No, We Didn't Just Find Dino DNA
One of the biggest roadblocks to making Jurassic Park a reality, aside from Jeff Goldblum's declining sex appeal, is the fact that DNA can't actually be preserved in the way John Hammond's whimsical animation explains. According to our current understanding of science, which is "pretty good" on the scale of "prosecuting Galileo for heliocentrism" to "uploading our brains into robots," even perfectly preserved DNA can't last much longer than five million years. Politicians notwithstanding, dinosaurs went extinct considerably more than five million years ago, so these headlines were understandably eyebrow-raising.
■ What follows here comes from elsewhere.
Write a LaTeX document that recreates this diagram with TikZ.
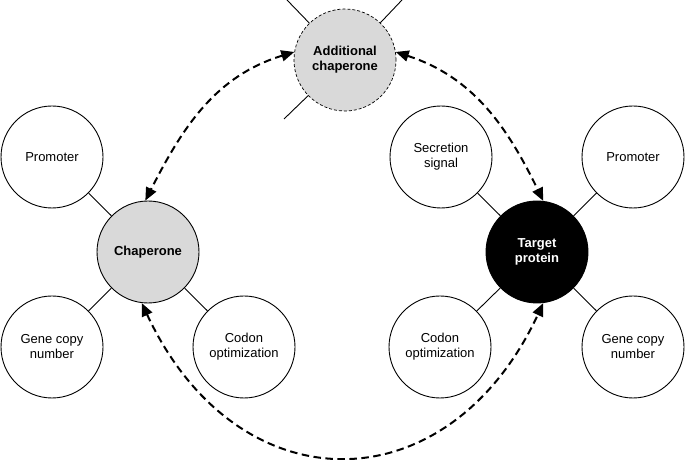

Sadly, for those of us who are pretty apathetic toward the continued existence of humanity versus the possibility of riding a raptor, what they found wasn't an ancient mosquito full of tasty dino blood. It was "microstructures within the cartilage" of a specimen of Hypacrosaurus that lived between 74 and 80 million years ago that kind of sort of looks like it could be DNA of some kind. The scientists described their findings with a lot "suggests," "potential," and "remnants of," and other qualifiers right out of shady apartment listings. Even if we somehow have genuine dino DNA on our carefully gloved hands, it's unlikely to be usable for anything cool, as the oldest complete genome scientists have managed to cobble together is 700,000 years old. It might still be valuable from a scientific perspective, just not a theme park one.
It doesn't help, though, that one of the lead researchers, Mary Schweitzer, has a history of such claims that turned out to likely be contamination from modern sources of DNA. She insists this is a totally different thing, but other experts insist just as hard, in scientific terms, that it's way not. Even she's not "willing to call it DNA because I'm cautious, and I don't want to overstate the results," but she also challenged skeptics to come up with a better explanation (which, y'know, they did immediately). Honestly? Make a movie about this brash, possibly incompetent but equally passionate paleontologist. What's her story, huh?